Might I suggest a different approach? It's not exactly syncing your stuff automatically per se, but it is a good method of keeping everything kosher across the board. Would help with the issue of overwriting something in either direction. It will also give you a history to revert back to should something go wrong after hours of coding, only to find out you just made a mess...
My suggestion would be something like Git, GitHub in particular. Of course GitHub has a open source mentality so anything you put up there will be publicly available unless you are willing to pay for a private account. On the flip side, there is the option to setup your own personal private git server either on your hosting server if you have those type of privileges or even locally on a spare drive. Though setting up git is kinda hairy sometimes depending on which route you go. There's also SVN (Subversion) same concept, different style of doing it.

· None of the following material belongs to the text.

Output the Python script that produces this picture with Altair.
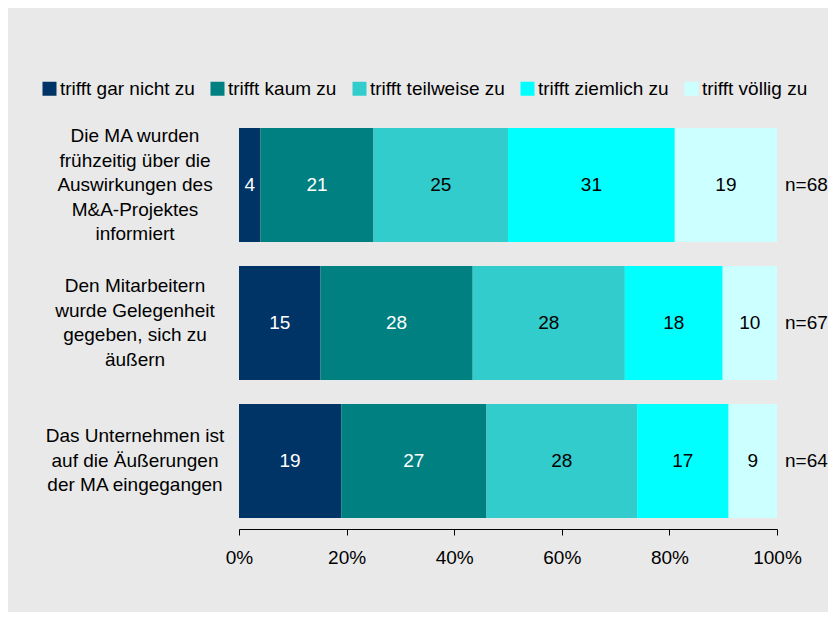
import altair as alt
import pandas as pd

items = [
    "Die MA wurden\nfrühzeitig über die\nAuswirkungen des\nM&A-Projektes\ninformiert",
    "Den Mitarbeitern\nwurde Gelegenheit\ngegeben, sich zu\näußern",
    "Das Unternehmen ist\nauf die Äußerungen\nder MA eingegangen",
]
n_labels = ["n=68", "n=67", "n=64"]
categories = ["trifft gar nicht zu", "trifft kaum zu", "trifft teilweise zu",
              "trifft ziemlich zu", "trifft völlig zu"]
colors = ["#003366", "#008080", "#33CCCC", "#00FFFF", "#CCFFFF"]
row1 = [4, 21, 25, 31, 19]
row2 = [15, 28, 28, 18, 10]
row3 = [19, 27, 28, 17, 9]
tick_values = [0, 0.2, 0.4, 0.6, 0.8, 1.0]

rows = []
for item, vals in zip(items, [row1, row2, row3]):
    for k, (c, v) in enumerate(zip(categories, vals)):
        rows.append(dict(item=item, cat=c, k=k, value=v))
df = pd.DataFrame(rows)
ndf = pd.DataFrame(dict(item=items, n=n_labels))

FONT = "Liberation Sans"
FS = 19
LH = 24.5
HALF_BAND = 57

yenc = alt.Y("item:N", sort=items, axis=None,
             scale=alt.Scale(paddingInner=0.174, paddingOuter=0.08))

base = alt.Chart(df).transform_stack(
    stack="value", groupby=["item"], as_=["x0", "x1"], offset="normalize",
    sort=[alt.SortField("k", order="ascending")]
).transform_calculate(xm="(datum.x0 + datum.x1) / 2")

bars = base.mark_bar().encode(
    x=alt.X("x0:Q", scale=alt.Scale(domain=[0, 1], nice=False),
            axis=alt.Axis(format="%", values=tick_values, domainColor="black",
                          tickColor="black", tickSize=6, labelFontSize=FS,
                          labelFont=FONT, labelColor="black", labelPadding=13,
                          grid=False, title=None, labelFlush=False)),
    x2="x1:Q",
    y=yenc,
    color=alt.Color("cat:N", scale=alt.Scale(domain=categories, range=colors),
                    legend=alt.Legend(orient="none", legendX=-199, legendY=-38,
                                      direction="horizontal", columns=5,
                                      symbolType="square", symbolSize=196,
                                      symbolStrokeWidth=0, labelFontSize=FS,
                                      labelFont=FONT, labelColor="black",
                                      labelOffset=1, columnPadding=13,
                                      padding=0, title=None)),
)

seg_text = base.mark_text(font=FONT, fontSize=FS).encode(
    x="xm:Q",
    y=yenc,
    text="value:Q",
    color=alt.condition("datum.k < 2", alt.value("white"), alt.value("black")),
)

n_text = alt.Chart(ndf).mark_text(font=FONT, fontSize=FS, align="left", dx=8,
                                  color="black").encode(
    x=alt.datum(1), y=yenc, text="n:N")

row_text = alt.Chart(ndf).transform_calculate(
    off=f"{HALF_BAND} - (split(datum.item, '\\n').length - 1) / 2 * {LH}"
).mark_text(font=FONT, fontSize=FS, align="center", baseline="middle",
            lineBreak="\n", lineHeight=LH, dx=-104, color="black").encode(
    x=alt.datum(0), y=yenc, yOffset=alt.YOffset("off:Q", scale=None),
    text="item:N")

chart = alt.layer(bars, seg_text, n_text, row_text).properties(
    width=538, height=412,
    padding={"left": 231, "top": 109, "right": 51, "bottom": 83},
    autosize=alt.AutoSizeParams(type="none"),
    background="#e9e9e9",
).configure_view(stroke=None)

chart.save("out.html", embed_options={"renderer": "svg", "actions": False})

All around both are good ideas in my book. So many pluses. I believe also there are scripts or APIs with GitHub that you can use to run through something like a cronjob on your hosting server again if your host allows it. that you can just have run every day, week, every 12 hours? whatever. that can check to see if there's anything new, and if so apply it.
I am for that rsync option if you have it accessible. But setting it up on your local machine depending on what OS you have might be tricky in itself. Otherwise, there are some commercial products you could purchase that have the ability to run over your project directory and remote directory that you could purchase and act similar to an FTP. These require SSH I believe though in most cases.
Personally I have tried a few FTP programs in my time that claim syncing, have also attempting to use DreamWeaver's ability. But I don't like them; they cause more headaches than they were worth in most cases. All in all, I would go the git or svn route personally.